_WORK TO DO_
Copy from the first line below down to and including the line with "const SQ = 0.89;". Skip the pictures.

--*--

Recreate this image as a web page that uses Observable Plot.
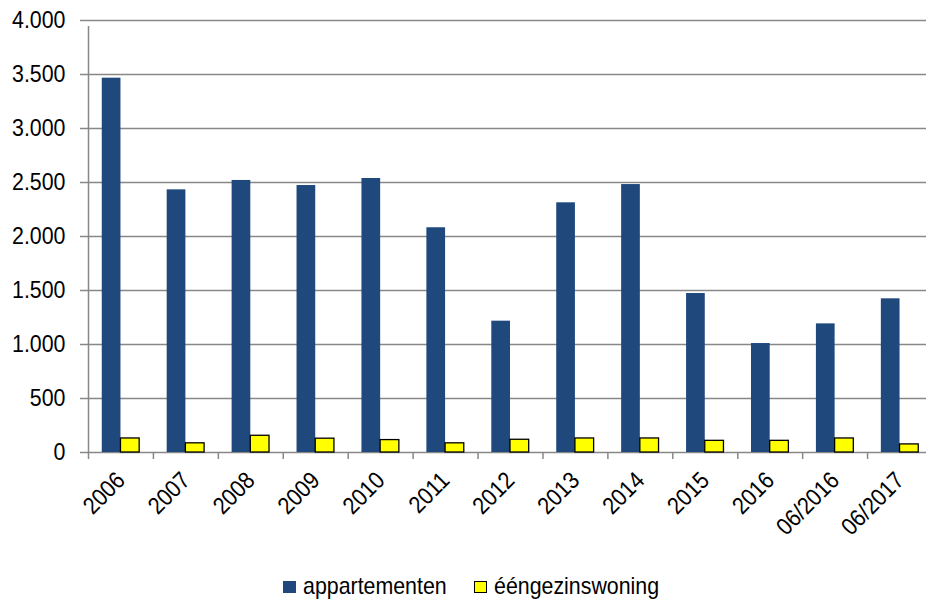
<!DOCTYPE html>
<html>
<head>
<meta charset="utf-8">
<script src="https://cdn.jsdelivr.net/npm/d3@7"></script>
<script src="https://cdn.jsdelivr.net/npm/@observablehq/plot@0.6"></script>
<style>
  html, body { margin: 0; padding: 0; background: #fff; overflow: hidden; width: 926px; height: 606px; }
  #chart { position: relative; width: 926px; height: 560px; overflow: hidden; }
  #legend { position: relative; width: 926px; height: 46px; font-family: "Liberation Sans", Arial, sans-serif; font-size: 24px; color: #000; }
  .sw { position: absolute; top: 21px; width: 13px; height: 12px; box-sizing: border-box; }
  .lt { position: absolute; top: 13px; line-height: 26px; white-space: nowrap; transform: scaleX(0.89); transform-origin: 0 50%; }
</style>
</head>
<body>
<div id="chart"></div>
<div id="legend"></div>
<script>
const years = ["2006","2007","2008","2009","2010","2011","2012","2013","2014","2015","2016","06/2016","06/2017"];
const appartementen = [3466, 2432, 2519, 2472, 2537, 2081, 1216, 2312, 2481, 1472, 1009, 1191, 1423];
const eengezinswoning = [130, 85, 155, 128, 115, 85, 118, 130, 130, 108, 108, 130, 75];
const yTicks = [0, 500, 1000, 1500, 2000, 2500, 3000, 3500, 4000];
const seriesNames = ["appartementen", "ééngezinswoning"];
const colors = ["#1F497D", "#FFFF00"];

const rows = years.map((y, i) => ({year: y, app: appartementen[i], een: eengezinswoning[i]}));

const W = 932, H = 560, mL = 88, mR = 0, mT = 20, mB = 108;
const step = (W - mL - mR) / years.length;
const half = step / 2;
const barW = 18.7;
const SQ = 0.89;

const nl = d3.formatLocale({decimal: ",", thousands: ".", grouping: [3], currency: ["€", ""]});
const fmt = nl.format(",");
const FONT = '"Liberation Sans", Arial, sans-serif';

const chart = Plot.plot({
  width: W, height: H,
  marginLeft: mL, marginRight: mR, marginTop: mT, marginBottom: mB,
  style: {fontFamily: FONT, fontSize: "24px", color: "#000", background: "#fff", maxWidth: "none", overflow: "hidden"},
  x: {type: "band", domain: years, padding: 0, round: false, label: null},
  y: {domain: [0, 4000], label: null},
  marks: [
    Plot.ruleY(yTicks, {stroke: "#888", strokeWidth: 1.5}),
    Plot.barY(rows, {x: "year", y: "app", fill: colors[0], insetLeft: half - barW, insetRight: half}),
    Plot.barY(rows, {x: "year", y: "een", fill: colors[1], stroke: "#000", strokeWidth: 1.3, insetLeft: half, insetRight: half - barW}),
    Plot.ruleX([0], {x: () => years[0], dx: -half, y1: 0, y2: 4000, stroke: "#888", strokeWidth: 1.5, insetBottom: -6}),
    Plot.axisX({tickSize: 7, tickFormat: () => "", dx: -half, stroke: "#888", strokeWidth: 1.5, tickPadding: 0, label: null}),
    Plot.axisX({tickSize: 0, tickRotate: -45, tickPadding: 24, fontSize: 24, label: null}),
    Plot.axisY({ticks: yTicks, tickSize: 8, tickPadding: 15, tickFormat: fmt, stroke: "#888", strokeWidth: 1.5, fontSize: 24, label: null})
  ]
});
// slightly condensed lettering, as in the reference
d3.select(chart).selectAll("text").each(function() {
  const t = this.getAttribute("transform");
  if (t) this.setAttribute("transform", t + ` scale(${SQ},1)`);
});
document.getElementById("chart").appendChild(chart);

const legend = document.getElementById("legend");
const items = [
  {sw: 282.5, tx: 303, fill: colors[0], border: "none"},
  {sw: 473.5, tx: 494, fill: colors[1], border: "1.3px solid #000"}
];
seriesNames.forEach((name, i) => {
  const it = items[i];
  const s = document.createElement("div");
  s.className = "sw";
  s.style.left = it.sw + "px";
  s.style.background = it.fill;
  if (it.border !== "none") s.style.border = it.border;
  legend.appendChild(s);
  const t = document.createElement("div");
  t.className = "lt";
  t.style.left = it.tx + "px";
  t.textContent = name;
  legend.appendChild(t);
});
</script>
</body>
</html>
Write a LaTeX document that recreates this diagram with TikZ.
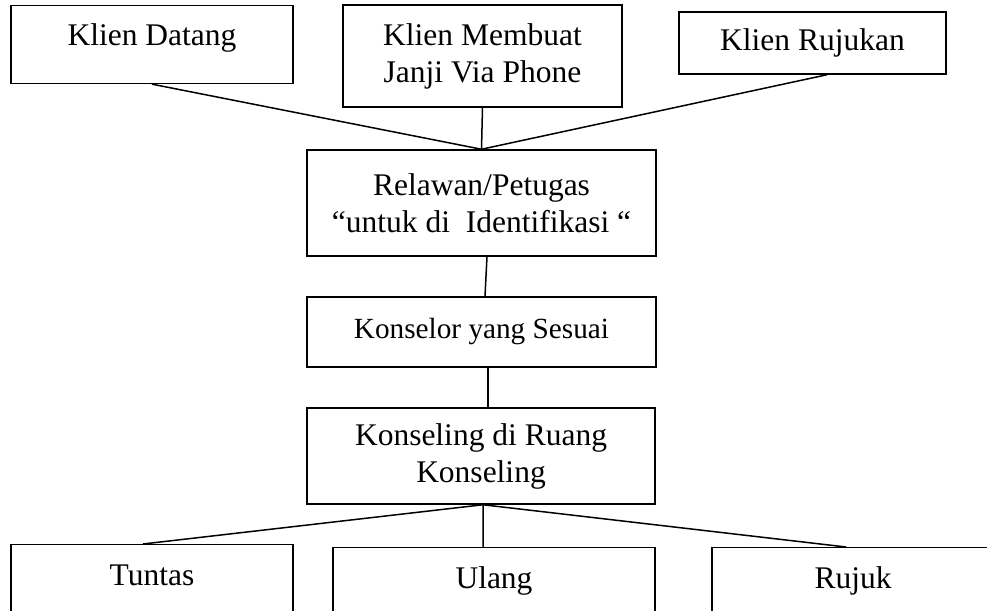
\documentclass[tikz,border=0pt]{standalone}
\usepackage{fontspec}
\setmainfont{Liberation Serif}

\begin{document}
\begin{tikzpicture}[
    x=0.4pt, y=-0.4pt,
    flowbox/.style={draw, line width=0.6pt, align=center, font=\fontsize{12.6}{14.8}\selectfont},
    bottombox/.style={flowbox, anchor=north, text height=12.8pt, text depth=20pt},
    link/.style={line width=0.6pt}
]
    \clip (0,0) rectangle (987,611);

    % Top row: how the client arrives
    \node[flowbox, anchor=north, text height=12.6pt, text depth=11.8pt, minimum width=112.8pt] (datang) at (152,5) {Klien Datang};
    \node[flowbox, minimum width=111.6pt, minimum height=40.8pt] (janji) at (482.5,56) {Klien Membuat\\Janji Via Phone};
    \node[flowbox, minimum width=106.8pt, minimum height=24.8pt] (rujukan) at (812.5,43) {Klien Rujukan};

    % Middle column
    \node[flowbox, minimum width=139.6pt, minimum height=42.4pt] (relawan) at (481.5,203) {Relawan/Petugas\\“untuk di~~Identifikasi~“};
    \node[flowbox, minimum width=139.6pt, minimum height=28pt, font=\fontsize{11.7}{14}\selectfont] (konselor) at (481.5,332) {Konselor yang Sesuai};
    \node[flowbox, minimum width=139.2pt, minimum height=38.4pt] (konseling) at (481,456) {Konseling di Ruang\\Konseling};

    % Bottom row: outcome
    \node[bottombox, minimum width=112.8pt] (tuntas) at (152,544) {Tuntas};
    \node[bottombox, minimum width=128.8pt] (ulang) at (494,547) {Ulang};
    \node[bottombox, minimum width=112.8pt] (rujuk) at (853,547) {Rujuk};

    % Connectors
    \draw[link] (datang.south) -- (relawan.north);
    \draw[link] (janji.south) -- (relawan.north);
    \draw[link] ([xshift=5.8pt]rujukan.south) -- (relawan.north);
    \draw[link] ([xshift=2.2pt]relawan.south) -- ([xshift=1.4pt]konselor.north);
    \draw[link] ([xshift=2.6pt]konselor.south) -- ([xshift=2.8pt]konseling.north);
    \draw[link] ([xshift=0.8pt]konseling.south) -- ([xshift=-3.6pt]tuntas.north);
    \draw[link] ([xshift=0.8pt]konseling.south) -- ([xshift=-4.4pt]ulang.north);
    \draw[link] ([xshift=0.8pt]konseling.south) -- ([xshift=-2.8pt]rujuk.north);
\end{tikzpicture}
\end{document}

--*--

_ANSWER TO THIS EXERCISE_
Recreate this image as a web page that uses Observable Plot.
<!DOCTYPE html>
<html>
<head>
<meta charset="utf-8">
<script src="https://cdn.jsdelivr.net/npm/d3@7"></script>
<script src="https://cdn.jsdelivr.net/npm/@observablehq/plot@0.6"></script>
<style>
  html, body { margin: 0; padding: 0; background: #fff; overflow: hidden; width: 926px; height: 606px; }
  #chart { position: relative; width: 926px; height: 560px; overflow: hidden; }
  #legend { position: relative; width: 926px; height: 46px; font-family: "Liberation Sans", Arial, sans-serif; font-size: 24px; color: #000; }
  .sw { position: absolute; top: 21px; width: 13px; height: 12px; box-sizing: border-box; }
  .lt { position: absolute; top: 13px; line-height: 26px; white-space: nowrap; transform: scaleX(0.89); transform-origin: 0 50%; }
</style>
</head>
<body>
<div id="chart"></div>
<div id="legend"></div>
<script>
const years = ["2006","2007","2008","2009","2010","2011","2012","2013","2014","2015","2016","06/2016","06/2017"];
const appartementen = [3466, 2432, 2519, 2472, 2537, 2081, 1216, 2312, 2481, 1472, 1009, 1191, 1423];
const eengezinswoning = [130, 85, 155, 128, 115, 85, 118, 130, 130, 108, 108, 130, 75];
const yTicks = [0, 500, 1000, 1500, 2000, 2500, 3000, 3500, 4000];
const seriesNames = ["appartementen", "ééngezinswoning"];
const colors = ["#1F497D", "#FFFF00"];

const rows = years.map((y, i) => ({year: y, app: appartementen[i], een: eengezinswoning[i]}));

const W = 932, H = 560, mL = 88, mR = 0, mT = 20, mB = 108;
const step = (W - mL - mR) / years.length;
const half = step / 2;
const barW = 18.7;
const SQ = 0.89;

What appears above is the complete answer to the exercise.